Chinese AI firm DeepSeek has released an experimental model, V3.2-exp, which it says can significantly reduce inference costs for long-context operations through a novel “sparse attention” mechanism.
The company announced the model Monday on Hugging Face, alongside a linked research paper on GitHub. V3.2-exp introduces DeepSeek Sparse Attention, which uses a “lightning indexer” to prioritize key excerpts from a large context window and a “fine-grained token selection system” to further filter relevant tokens. Together, these modules enable long-context processing with lower server demands.
Early testing suggests the model could cut the cost of API calls in half for extended-context use cases. Since V3.2-exp is open-weight and freely available, independent researchers are expected to validate those claims soon.
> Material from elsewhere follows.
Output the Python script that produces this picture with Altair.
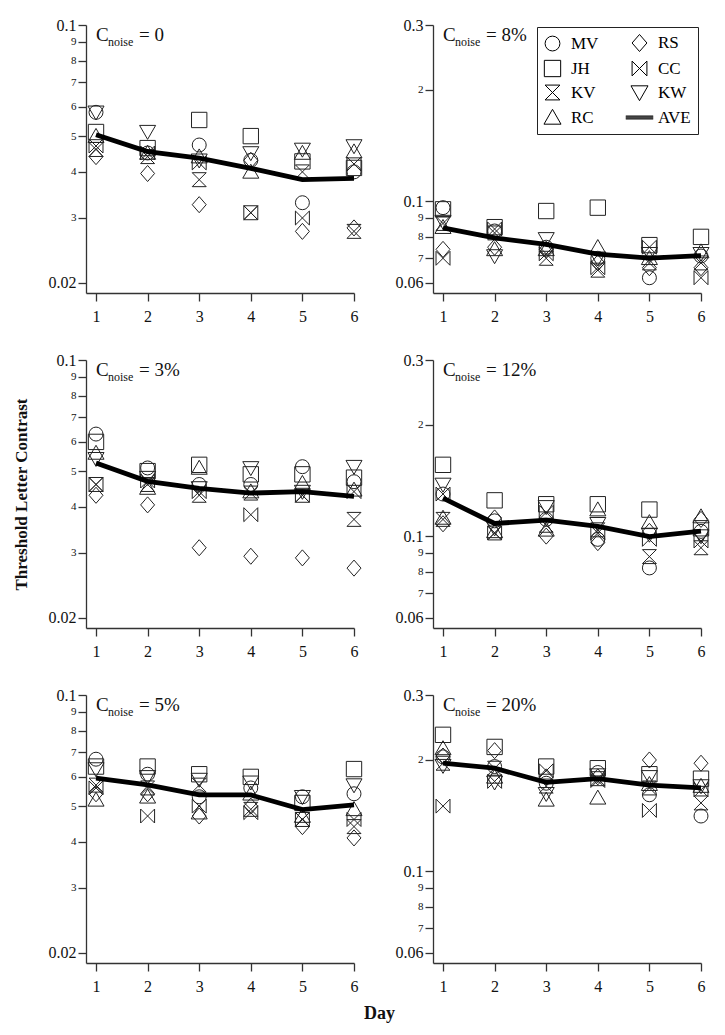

DeepSeek’s work comes amid industry-wide efforts to lower inference costs—the ongoing expense of running pre-trained AI models, which remains a major barrier to scaling AI services. The company says its approach shows the transformer architecture still has untapped efficiency gains.
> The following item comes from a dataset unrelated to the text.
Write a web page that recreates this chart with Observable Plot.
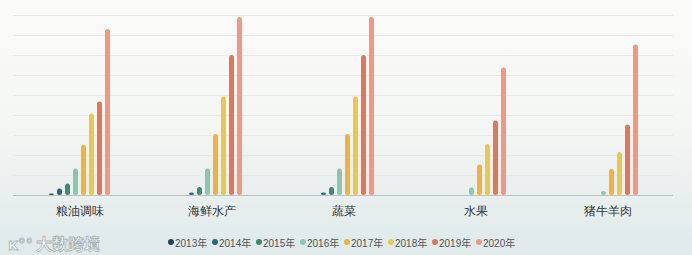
<!DOCTYPE html>
<html>
<head>
<meta charset="utf-8">
<script src="https://cdn.jsdelivr.net/npm/d3@7"></script>
<script src="https://cdn.jsdelivr.net/npm/@observablehq/plot@0.6"></script>
<style>
  html, body { margin: 0; padding: 0; }
  body {
    width: 692px; height: 255px; overflow: hidden; position: relative;
    background: linear-gradient(to bottom, #fbfbf9 0%, #f5f7f4 45%, #e9f0ef 75%, #dfe9ea 100%);
    font-family: "Noto Sans CJK SC", "Noto Sans", sans-serif;
  }
  #chart svg { display: block; background: transparent; }
  #legend {
    position: absolute; left: 168px; top: 234px; height: 16px;
    display: flex; align-items: center; font-size: 10px; color: #555;
    font-family: "Liberation Sans", "Noto Sans CJK SC", sans-serif;
  }
  #legend .item { display: flex; align-items: center; width: 44px; }
  #legend .dot { width: 6px; height: 6px; border-radius: 50%; margin-right: 1px; }
  #logo {
    position: absolute; left: 8px; top: 231px; font-size: 16px; font-weight: bold;
    color: #f6f9f9; -webkit-text-stroke: 0.8px #a9b4b6;
    font-family: "Noto Sans CJK SC", sans-serif;
  }
  #logo .mark { font-family: "DejaVu Sans", sans-serif; font-size: 15px; margin-right: 3px; }
</style>
</head>
<body>
<div id="chart"></div>
<div id="legend"></div>
<div id="logo"><span class="mark">ĸ°°</span>大数跨境</div>
<script>
const categories = ["粮油调味", "海鲜水产", "蔬菜", "水果", "猪牛羊肉"];
const years = ["2013年", "2014年", "2015年", "2016年", "2017年", "2018年", "2019年", "2020年"];
const colors = ["#1f4753", "#2b6779", "#3c8b72", "#8ec5b0", "#f0b13f", "#e8c84f", "#e0775a", "#f09882"];
const grainOil   = [0.08, 0.32, 0.57, 1.33, 2.5, 4.08, 4.68, 8.3];
const seafood    = [0, 0.13, 0.4, 1.33, 3.05, 4.92, 7.0, 8.9];
const vegetables = [0, 0.13, 0.4, 1.33, 3.05, 4.92, 7.0, 8.9];
const fruit      = [0, 0, 0, 0.37, 1.53, 2.55, 3.72, 6.37];
const meat       = [0, 0, 0, 0.2, 1.3, 2.15, 3.52, 7.53];
const gridTicks = [1, 2, 3, 4, 5, 6, 7, 8, 9];

const series = [grainOil, seafood, vegetables, fruit, meat];
const data = [];
categories.forEach((c, i) => {
  years.forEach((y, j) => {
    if (series[i][j] > 0) data.push({category: c, year: y, value: series[i][j]});
  });
});

const chart = Plot.plot({
  width: 692,
  height: 228,
  marginLeft: 3,
  marginRight: 10,
  marginTop: 15,
  marginBottom: 33,
  style: {background: "transparent", overflow: "visible"},
  fx: {domain: categories, paddingInner: 0, paddingOuter: 0.053, label: null},
  x: {domain: years, paddingInner: 0.42, paddingOuter: 3.7, axis: null},
  y: {domain: [0, 9], axis: null},
  color: {domain: years, range: colors},
  marks: [
    Plot.ruleY(gridTicks, {stroke: "#e8eae7", strokeWidth: 1}),
    Plot.ruleY([0], {stroke: "#bcc4c3", strokeWidth: 1.2}),
    Plot.barY(data, {fx: "category", x: "year", y: "value", fill: "year", rx: 2.5}),
    Plot.axisFx({anchor: "bottom", tickSize: 0, tickPadding: 11, fontSize: 12, fill: "#333", label: null})
  ]
});
document.getElementById("chart").appendChild(chart);

const legend = document.getElementById("legend");
years.forEach((y, i) => {
  const item = document.createElement("div");
  item.className = "item";
  const dot = document.createElement("span");
  dot.className = "dot";
  dot.style.background = colors[i];
  const t = document.createElement("span");
  t.textContent = y;
  item.appendChild(dot);
  item.appendChild(t);
  legend.appendChild(item);
});
</script>
</body>
</html>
The Beijing-based startup drew global attention earlier this year with its R1 model, trained primarily with reinforcement learning at a fraction of U.S. competitors’ budgets. While R1 fell short of predictions that it would reshape training economics, DeepSeek’s latest release could influence how providers tackle the cost problem.
Although less headline-grabbing than R1, the sparse attention technique may offer U.S. and global firms new methods to reduce infrastructure strain and improve affordability in large-scale AI deployment.